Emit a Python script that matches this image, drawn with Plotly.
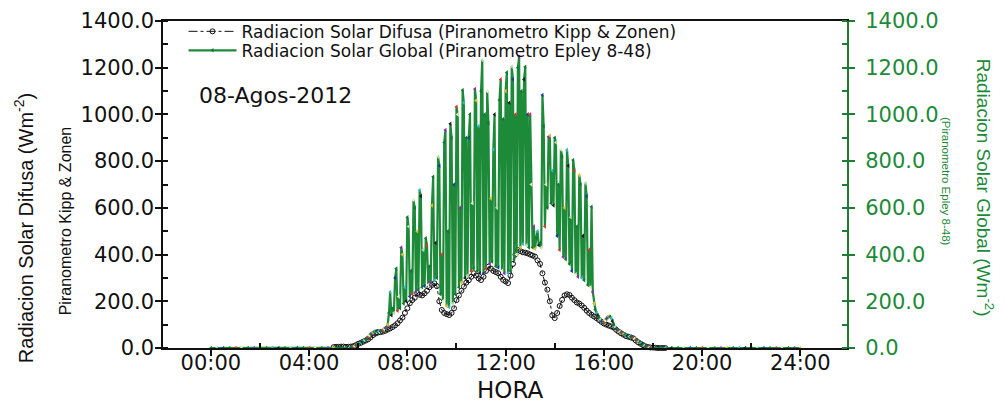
import plotly.graph_objects as go

# ---------------- DATA ----------------
# Global radiation (Epley 8-48), W/m2, sampled every 0.05 h from 05:30 to 18:00
global_inicio = 5.5
global_paso = 0.05
global_dia = [
    0, 0, 0, 1, 2, 4, 6, 9, 12, 15,                                                        # 05:30-05:57
    18, 21, 24, 27, 30, 34, 38, 43, 48, 54, 60, 64, 67, 70, 72, 73, 71, 70, 72, 75,        # 06
    78, 82, 86, 90, 100, 150, 240, 140, 170, 150, 300, 340, 160, 220, 170, 430, 400, 190, 260, 200,  # 07
    560, 520, 220, 330, 230, 634, 600, 240, 500, 250, 676, 650, 260, 420, 265, 470, 440, 270, 350, 280,  # 08
    610, 733, 290, 450, 300, 819, 780, 230, 400, 200, 880, 933, 180, 500, 175, 960, 900, 190, 700, 230,  # 09
    1033, 1000, 260, 600, 280, 1104, 1050, 300, 900, 310, 900, 1000, 330, 620, 340, 1109, 1060, 330, 950, 320,  # 10
    1100, 1233, 320, 1000, 340, 1100, 963, 360, 640, 370, 850, 1000, 350, 600, 345, 1062, 1150, 330, 980, 320,  # 11
    1100, 1180, 320, 1050, 330, 1204, 1150, 380, 1000, 400, 1200, 1247, 430, 1100, 445, 1150, 1204, 440, 1000, 430,  # 12
    1000, 700, 430, 520, 425, 470, 500, 440, 450, 430, 1083, 950, 520, 700, 600, 904, 910, 620, 760, 610,  # 13
    900, 880, 480, 700, 420, 850, 820, 390, 600, 380, 848, 780, 360, 560, 330, 805, 760, 315, 520, 305,  # 14
    740, 700, 300, 480, 290, 706, 650, 270, 420, 260, 605, 240, 190, 165, 150, 140, 132, 122, 114, 108,  # 15
    110, 118, 125, 132, 136, 134, 128, 115, 100, 90, 82, 76, 72, 68, 66, 64, 60, 57, 54, 52,  # 16
    50, 49, 48, 46, 43, 39, 34, 30, 26, 23, 20, 16, 13, 10, 7, 5, 3, 2, 1, 0,  # 17
    0,  # 18:00
]
# night hours (global = 0)
hora_noche_manana = [0.0, 0.25, 0.5, 0.75, 1.0, 1.25, 1.5, 1.75, 2.0, 2.25, 2.5, 2.75,
                     3.0, 3.25, 3.5, 3.75, 4.0, 4.25, 4.5, 4.75, 5.0, 5.25]
global_noche_manana = [0, 0, 0, 0, 0, 0, 0, 0, 0, 0, 0, 0, 0, 0, 0, 0, 0, 0, 0, 0, 0, 0]
hora_noche_tarde = [18.25, 18.5, 18.75, 19.0, 19.25, 19.5, 19.75, 20.0, 20.25, 20.5, 20.75, 21.0,
                    21.25, 21.5, 21.75, 22.0, 22.25, 22.5, 22.75, 23.0, 23.25, 23.5, 23.75, 24.0]
global_noche_tarde = [0, 0, 0, 0, 0, 0, 0, 0, 0, 0, 0, 0, 0, 0, 0, 0, 0, 0, 0, 0, 0, 0, 0, 0]

# Diffuse radiation (Kipp & Zonen), W/m2, sampled every 0.1 h from 05:00 to 18:50
difusa_inicio = 5.0
difusa_paso = 0.1
difusa_dia = [
    4, 5, 5, 6, 6, 5, 5, 6, 8, 12,                 # 05
    18, 22, 27, 32, 37, 45, 55, 62, 66, 68,        # 06
    70, 74, 79, 84, 90, 97, 106, 118, 130, 150,    # 07
    170, 192, 205, 215, 235, 228, 225, 234, 245, 260,  # 08
    270, 277, 265, 200, 163, 150, 145, 141, 150, 170,  # 09
    205, 225, 245, 263, 280, 290, 305, 320, 310, 298,  # 10
    291, 305, 330, 348, 340, 330, 325, 320, 305, 292,  # 11
    285, 278, 310, 360, 400, 420, 415, 410, 408, 405,  # 12
    400, 396, 391, 375, 360, 320, 280, 250, 200, 140,  # 13
    128, 150, 180, 206, 225, 230, 227, 215, 205, 195,  # 14
    190, 182, 172, 160, 150, 142, 135, 128, 120, 112,  # 15
    105, 100, 96, 92, 88, 78, 70, 63, 57, 51,          # 16
    48, 45, 41, 32, 24, 18, 12, 7, 4, 2,               # 17
    2, 1, 0, 0, 0, 0,                                   # 18
]

# tick labels
horas_ticks = [0, 4, 8, 12, 16, 20, 24]
horas_labels = ["00:00", "04:00", "08:00", "12:00", "16:00", "20:00", "24:00"]
horas_minor = [2, 6, 10, 14, 18, 22]

nombre_difusa = "Radiacion Solar Difusa (Piranometro Kipp & Zonen)"
nombre_global = "Radiacion Solar Global (Piranometro Epley 8-48)"
fecha = "08-Agos-2012"

# ---------------- BUILD SERIES ----------------
hora_global = hora_noche_manana + [round(global_inicio + global_paso * i, 2) for i in range(len(global_dia))] + hora_noche_tarde
valores_global = global_noche_manana + global_dia + global_noche_tarde
hora_difusa = [round(difusa_inicio + difusa_paso * i, 2) for i in range(len(difusa_dia))]
valores_difusa = difusa_dia

# ---------------- STYLE ----------------
VERDE = "#1c8a38"
VERDE_EJE = "#1f7d33"
NEGRO = "#111111"
FONT_TXT = "DejaVu Sans"
FONT_ROT = "Liberation Sans"
paleta = ["#0f7a2c", "#b0e0a0", "#1a3f9a", "#0f7a2c", "#d23a2a", "#e8f0c0",
          "#0f7a2c", "#8a2fb0", "#e0c030", "#0f7a2c", "#30b8c8", "#202020"]
colores_global = [paleta[i % len(paleta)] for i in range(len(valores_global))]

fig = go.Figure()
fig.add_trace(go.Scatter(
    x=hora_difusa, y=valores_difusa, name=nombre_difusa, mode="lines+markers",
    line=dict(color=NEGRO, width=1, dash="dashdot"),
    marker=dict(symbol="circle-open", size=5, color=NEGRO, line=dict(width=1)),
    yaxis="y", xaxis="x", legend="legend", cliponaxis=False,
))
fig.add_trace(go.Scatter(
    x=hora_global, y=valores_global, name=nombre_global, mode="lines+markers",
    line=dict(color=VERDE, width=2.2),
    marker=dict(symbol="triangle-left", size=4, color=colores_global, line=dict(width=0)),
    yaxis="y2", xaxis="x", legend="legend2", cliponaxis=False,
))

yr = [0, 1400]
xr = [-1.95, 25.9]
tickfont_black = dict(family=FONT_TXT, size=21, color=NEGRO)
tickfont_green = dict(family=FONT_TXT, size=21, color=VERDE)
legend_style = dict(xanchor="left", yanchor="middle", bgcolor="rgba(0,0,0,0)",
                    font=dict(family=FONT_TXT, size=17, color=NEGRO), itemwidth=48,
                    borderwidth=0)

fig.update_layout(
    width=1004, height=402,
    margin=dict(l=163, r=157, t=21, b=54),
    paper_bgcolor="white", plot_bgcolor="white",
    showlegend=True,
    legend=dict(x=0.03, y=0.967, **legend_style),
    legend2=dict(x=0.03, y=0.909, **legend_style),
    xaxis=dict(range=xr, tickmode="array", tickvals=horas_ticks, ticktext=horas_labels,
               ticks="outside", ticklen=6, tickwidth=1.5, tickcolor=NEGRO, automargin=False,
               showline=True, linecolor=NEGRO, linewidth=1.5, mirror=True,
               showgrid=False, zeroline=False, tickfont=tickfont_black, ticklabelstandoff=-11,
               minor=dict(tickmode="array", tickvals=horas_minor, ticks="inside", ticklen=5, tickcolor=NEGRO)),
    xaxis2=dict(range=xr, overlaying="x", anchor="y", side="bottom", tickmode="array",
                tickvals=horas_ticks, ticks="inside", ticklen=6, tickwidth=1.5, tickcolor=NEGRO,
                showticklabels=False, showline=False, showgrid=False, zeroline=False, automargin=False),
    xaxis3=dict(range=xr, overlaying="x", anchor="y", side="top", tickmode="array",
                tickvals=horas_ticks, ticks="inside", ticklen=6, tickwidth=1.5, tickcolor=NEGRO,
                showticklabels=False, showline=False, showgrid=False, zeroline=False, automargin=False,
                minor=dict(tickmode="array", tickvals=horas_minor, ticks="inside", ticklen=5, tickcolor=NEGRO)),
    yaxis=dict(range=yr, dtick=200, tick0=0, tickformat=".1f", ticks="outside", ticklen=6,
               tickwidth=1.5, tickcolor=NEGRO, showline=True, linecolor=NEGRO, linewidth=1.5,
               showgrid=False, zeroline=False, tickfont=tickfont_black, ticklabelstandoff=-3,
               automargin=False,
               minor=dict(dtick=100, ticks="inside", ticklen=5, tickcolor=NEGRO)),
    yaxis3=dict(range=yr, overlaying="y", anchor="x", side="left", dtick=200, tick0=0,
                ticks="inside", ticklen=6, tickwidth=1.5, tickcolor=NEGRO, automargin=False,
                showticklabels=False, showline=False, showgrid=False, zeroline=False),
    yaxis2=dict(range=yr, overlaying="y", anchor="x", side="right", dtick=200, tick0=0,
                tickformat=".1f", ticks="outside", ticklen=6, tickwidth=1.5, tickcolor=VERDE_EJE,
                showline=True, linecolor=VERDE_EJE, linewidth=2, showgrid=False, zeroline=False,
                tickfont=tickfont_green, ticklabelstandoff=6, automargin=False,
                minor=dict(dtick=100, ticks="inside", ticklen=5, tickcolor=VERDE_EJE)),
    yaxis4=dict(range=yr, overlaying="y", anchor="x", side="right", dtick=200, tick0=0,
                ticks="inside", ticklen=6, tickwidth=1.5, tickcolor=VERDE_EJE, automargin=False,
                showticklabels=False, showline=False, showgrid=False, zeroline=False),
)

anots = [
    dict(text="Radiacion Solar Difusa (Wm<sup>-2</sup>)", x=-0.203, y=0.367, textangle=-90,
         font=dict(family=FONT_ROT, size=20, color=NEGRO)),
    dict(text="Piranometro Kipp & Zonen", x=-0.143, y=0.388, textangle=-90,
         font=dict(family=FONT_ROT, size=16, color=NEGRO)),
    dict(text="Radiacion Solar Global (Wm<sup>-2</sup>)", x=1.2018, y=0.49, textangle=90,
         font=dict(family=FONT_ROT, size=19, color=VERDE)),
    dict(text="(Piranometro Epley 8-48)", x=1.1447, y=0.508, textangle=90,
         font=dict(family=FONT_ROT, size=11.5, color=VERDE)),
    dict(text="HORA", x=0.507, y=-0.127, font=dict(family=FONT_TXT, size=23, color=NEGRO)),
    dict(text=fecha, x=0.05, y=0.771, xanchor="left",
         font=dict(family=FONT_TXT, size=22, color=NEGRO)),
]
for a in anots:
    a.setdefault("xanchor", "center")
    fig.add_annotation(xref="paper", yref="paper", showarrow=False, yanchor="middle", **a)

fig.write_html("out.html", config={"displayModeBar": False},
               post_script="document.body.style.margin='0px';")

──────────────────────────────

The lines from the top of the data above through the one holding "import plotly.graph_objects as go" are to be repeated exactly, and only those, with no pictures.

Emit a Python script that matches this image, drawn with Plotly.
import plotly.graph_objects as go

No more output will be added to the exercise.